I'm so glad you wrote about the Shulevitz event... I don't remember much of his talk myself as I was filming it... however, that point about concentrating on the invisible picture really struck a cord. I remember a painting instructor telling us the same 'PAINT THE NEGATIVE SPACE' he used to say... but nobody knew what the heck he was talking about. It could have been because he was so flamboyant about it.

Linda said...

Nothing better than a good book. I used to read much more than I do now. I think I was using it more as an escape as I was unhappy back then. I do have to read in bed every night before I go to sleep-I like that habit.

Karen said...

How fun to take advantage of all the great events around you. I really enjoyed hearing about Shulevitz, it's clear that his enthusiasm was contagious. I hope we'll get to see some of your drawings on your blog.

Destination Metz said...

Wow a lot of book signings! Books are so personal yet we read them so often in a really detached, anonymous way, often we don't know anything about the author at all, book readings and signings kind of bridge that gap which can be really nice sometimes..or have the opposite effect!

joy suzanne said...

Sounds like the kind of stuff I'd like to be doing...
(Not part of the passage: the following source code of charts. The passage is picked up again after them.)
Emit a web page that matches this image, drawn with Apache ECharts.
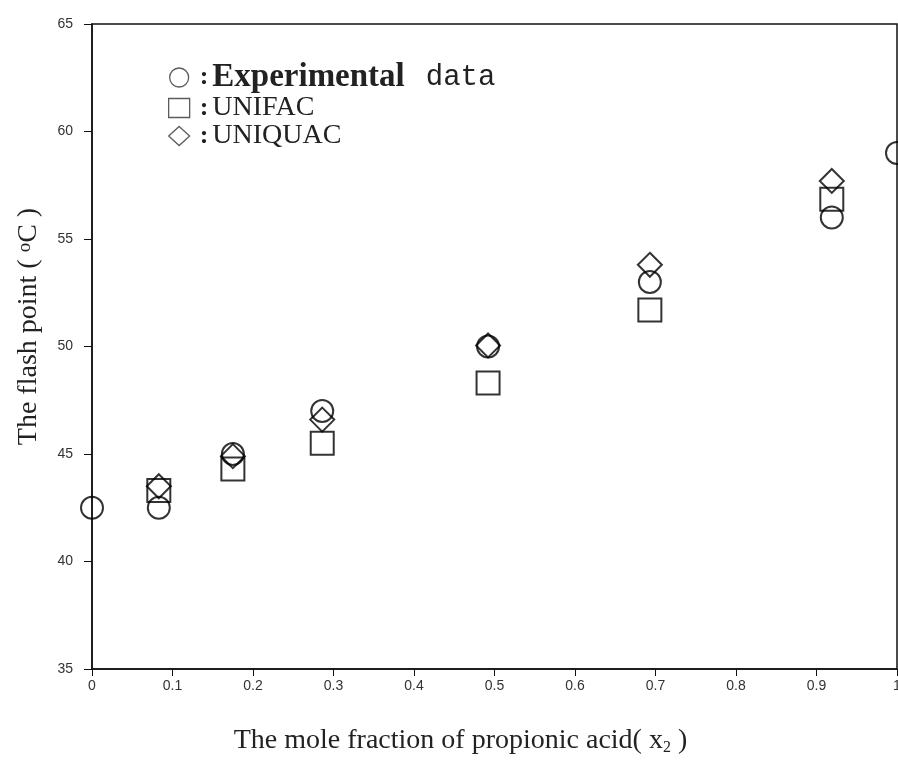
<!DOCTYPE html>
<html>
<head>
<meta charset="utf-8">
<script src="https://cdn.jsdelivr.net/npm/echarts@6/dist/echarts.min.js"></script>
<style>
  html, body { margin: 0; padding: 0; background: #fff; }
  #chart { width: 898px; height: 764px; }
</style>
</head>
<body>
<div id="chart"></div>
<script>
// mole fraction x2 of each measured mixture
var xExp = [0, 0.083, 0.175, 0.286, 0.492, 0.693, 0.919, 1.0];
var xCalc = [0.083, 0.175, 0.286, 0.492, 0.693, 0.919];
// flash point (oC)
var experimental = [42.5, 42.5, 45.0, 47.0, 50.0, 53.0, 56.0, 59.0];
var unifac = [43.3, 44.3, 45.5, 48.3, 51.7, 56.85];
var uniquac = [43.5, 44.9, 46.6, 50.05, 53.8, 57.7];

function pairs(xs, ys) {
  return xs.map(function (x, i) { return [x, ys[i]]; });
}

var chart = echarts.init(document.getElementById("chart"), null, { renderer: "canvas" });

var markerStyle = { color: "rgba(0,0,0,0)", borderColor: "#000", borderWidth: 2 };
var tickFont = { fontFamily: "Liberation Sans Narrow, Liberation Sans, Arial, sans-serif", fontSize: 14, color: "#333" };

var option = {
  animation: false,
  backgroundColor: "#fff",
  grid: {
    left: 92, right: 1, top: 24, bottom: 95,
    outerBoundsMode: "none",
    containLabel: false,
    show: true, borderColor: "#111", borderWidth: 1.5
  },
  legend: {
    orient: "vertical",
    left: 168, top: 61,
    padding: 0,
    itemWidth: 21, itemHeight: 19,
    itemGap: 0,
    itemStyle: { color: "rgba(0,0,0,0)", borderColor: "#333", borderWidth: 1.3 },
    data: ["Experimental data", "UNIFAC", "UNIQUAC"],
    formatter: function (name) {
      if (name === "Experimental data") return "{c|:}{b|Experimental}{m|data}";
      return "{c|:}{t|" + name + "}";
    },
    textStyle: {
      color: "#222",
      rich: {
        c: { fontFamily: "Liberation Serif, serif", fontSize: 26, fontWeight: "bold", padding: [0, 4, 0, 5], lineHeight: 24 },
        b: { fontFamily: "Liberation Serif, serif", fontSize: 33, fontWeight: "bold", lineHeight: 24 },
        m: { fontFamily: "Liberation Mono, monospace", fontSize: 29, lineHeight: 24, padding: [0, 0, 0, 21] },
        t: { fontFamily: "Liberation Serif, serif", fontSize: 28, lineHeight: 24 }
      }
    }
  },
  xAxis: {
    type: "value",
    min: 0, max: 1, interval: 0.1,
    splitLine: { show: false },
    axisLine: { lineStyle: { color: "#111", width: 1.5 } },
    axisTick: { inside: false, length: 7, lineStyle: { color: "#111" } },
    axisLabel: Object.assign({ margin: 10, formatter: function (v) { return String(+v.toFixed(1)); } }, tickFont),
    name: "{n|The mole fraction of propionic acid( x}{s|2}{n| )}",
    nameLocation: "middle",
    nameGap: 57,
    nameTextStyle: {
      padding: [0, 68, 0, 0],
      rich: {
        n: { fontFamily: "Liberation Serif, serif", fontSize: 28, color: "#222" },
        s: { fontFamily: "Liberation Serif, serif", fontSize: 16, color: "#222", padding: [14, 0, 0, 0] }
      }
    }
  },
  yAxis: {
    type: "value",
    min: 35, max: 65, interval: 5,
    splitLine: { show: false },
    axisLine: { show: true, lineStyle: { color: "#111", width: 1.5 } },
    axisTick: { show: true, inside: false, length: 8, lineStyle: { color: "#111" } },
    axisLabel: Object.assign({ margin: 19 }, tickFont),
    name: "{n|The flash point ( }{s|o}{n|C )}",
    nameLocation: "middle",
    nameGap: 49,
    nameTextStyle: {
      padding: [0, 0, 0, 40],
      rich: {
        n: { fontFamily: "Liberation Serif, serif", fontSize: 28, color: "#222" },
        s: { fontFamily: "Liberation Serif, serif", fontSize: 19, color: "#222", padding: [0, 0, 8, 0] }
      }
    }
  },
  series: [
    {
      name: "Experimental data", type: "scatter", symbol: "circle", symbolSize: 22,
      itemStyle: markerStyle, data: pairs(xExp, experimental), z: 3, clip: false
    },
    {
      name: "UNIFAC", type: "scatter", symbol: "rect", symbolSize: 23,
      itemStyle: markerStyle, data: pairs(xCalc, unifac), z: 2
    },
    {
      name: "UNIQUAC", type: "scatter", symbol: "diamond", symbolSize: 24,
      itemStyle: markerStyle, data: pairs(xCalc, uniquac), z: 4
    }
  ]
};

chart.setOption(option);
</script>
</body>
</html>
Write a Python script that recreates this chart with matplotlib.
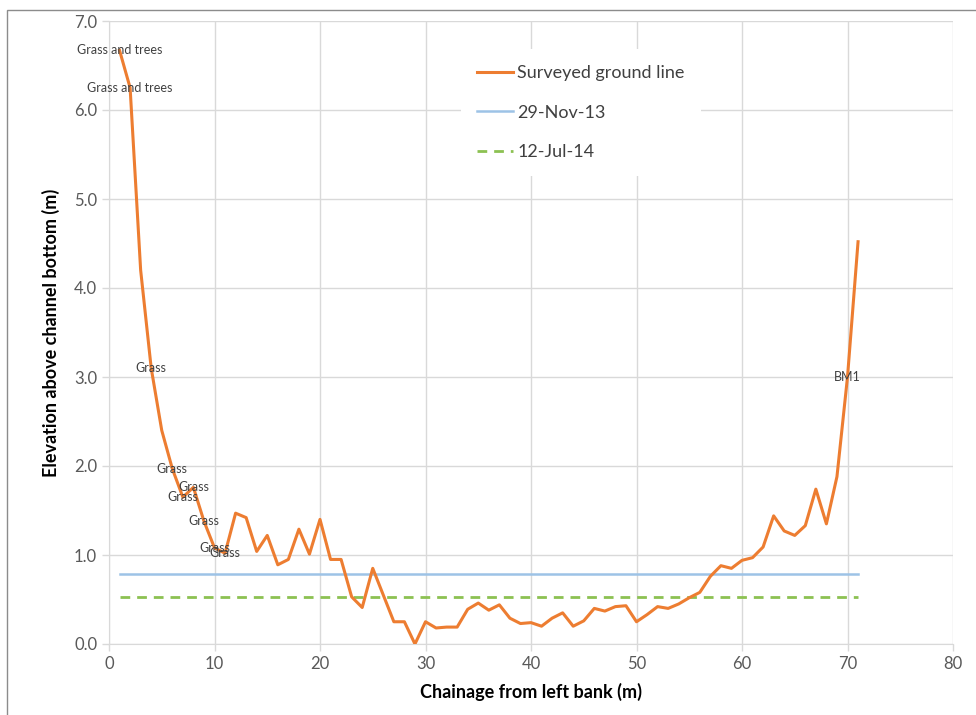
import matplotlib
matplotlib.use("Agg")
import matplotlib.pyplot as plt
from matplotlib.patches import Rectangle

plt.rcParams['font.family'] = ['Lato', 'DejaVu Sans']

# surveyed cross-section, chainage in metres from the left bank
chainage = list(range(1, 72))
ground = [6.67, 6.25, 4.20, 3.10, 2.40, 1.97, 1.65, 1.76, 1.38, 1.08,
          1.02, 1.47, 1.42, 1.04, 1.22, 0.89, 0.95, 1.29, 1.01, 1.40,
          0.95, 0.95, 0.53, 0.41, 0.85, 0.55, 0.25, 0.25, 0.00, 0.25,
          0.18, 0.19, 0.19, 0.39, 0.46, 0.38, 0.44, 0.29, 0.23, 0.24,
          0.20, 0.29, 0.35, 0.20, 0.26, 0.40, 0.37, 0.42, 0.43, 0.25,
          0.33, 0.42, 0.40, 0.45, 0.52, 0.58, 0.76, 0.88, 0.85, 0.94,
          0.97, 1.09, 1.44, 1.27, 1.22, 1.33, 1.74, 1.35, 1.88, 3.00,
          4.52]

# water levels on the two survey dates
level_nov13 = 0.79
level_jul14 = 0.53

# point descriptions (chainage -> note)
notes = {1: 'Grass and trees', 2: 'Grass and trees', 4: 'Grass', 6: 'Grass',
         7: 'Grass', 8: 'Grass', 9: 'Grass', 10: 'Grass', 11: 'Grass',
         70: 'BM1'}

fig = plt.figure(figsize=(9.76, 7.15), dpi=100)
ax = fig.add_axes([109/976, 1 - 644/715, 844/976, 623/715])

ax.plot(chainage, ground, color='#ED7D31', lw=2.2, label='Surveyed ground line', zorder=3)
ax.plot([chainage[0], chainage[-1]], [level_nov13] * 2, color='#9DC3E6', lw=1.8,
        label='29-Nov-13', zorder=2)
ax.plot([chainage[0], chainage[-1]], [level_jul14] * 2, color='#8CC152', lw=2,
        ls=(0, (3.5, 2.5)), label='12-Jul-14', zorder=2)

for c, txt in notes.items():
    ax.text(c, ground[c - 1], txt, ha='center', va='center', fontsize=9,
            color='#404040', zorder=4)

ax.set_xlim(0, 80)
ax.set_ylim(0, 7)
ax.set_xticks(range(0, 81, 10))
ax.set_yticks([i * 1.0 for i in range(8)])
ax.set_yticklabels([f'{i:.1f}' for i in range(8)])
ax.grid(True, color='#D9D9D9', lw=1)
ax.set_axisbelow(True)
for s in ax.spines.values():
    s.set_visible(False)
ax.spines['left'].set_visible(True)
ax.spines['bottom'].set_visible(True)
ax.spines['left'].set_color('#D9D9D9')
ax.spines['bottom'].set_color('#D9D9D9')
ax.tick_params(colors='#D9D9D9', labelcolor='#595959', labelsize=12, length=5, width=1)

ax.set_xlabel('Chainage from left bank (m)', fontsize=13, fontweight='bold',
              color='#000000', labelpad=8)
ax.set_ylabel('Elevation above channel bottom (m)', fontsize=13, fontweight='bold',
              color='#000000', labelpad=10)

leg = ax.legend(loc='upper left', bbox_to_anchor=(452/976, 1 - 40/715),
                bbox_transform=fig.transFigure, fontsize=13, frameon=True,
                facecolor='white', edgecolor='none', framealpha=1, fancybox=False,
                handlelength=2.0, handletextpad=0.22, labelspacing=1.29,
                borderpad=0.9)
for t in leg.get_texts():
    t.set_color('#404040')

# chart area border
fig.patches.append(Rectangle((7/976, -0.05), 1.1, 1 - 10/715 + 0.05,
                             transform=fig.transFigure, fill=False,
                             edgecolor='#8C8C8C', lw=1))

fig.savefig('out.png', dpi=100)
My New Year's resolution is to try and take a little more advantage of events and happenings in Montpellier. Sometimes I let a full-time schedule and general fatigue make me apathetic. Need to do more than meet my girlfriends for drinks and go to the movies with my Philippe, now and then! It's been a while since I've "attended" anything-- I don't feel like Saturday afternoon strolls through the photo museum or the Musée Fabre are cutting it.

Jennie said...

Ooh, I didn't know the French sent their carte de voeux in January. That's good to know!

Parisian Cowboy said...

It's always funny to read your point of view on our weird French habits :) bravo.

Poppy Fields said...

I am so jealous that you got to go to Clotilde's book signing. I wish she would come to Aix-en-Provence.

Poppy Fields said...

Back to say: Merry Christmas!
I am trying that leek and crozets de sarasin gratin recipe this week.

L said...

Thanks for all the comments on my blog!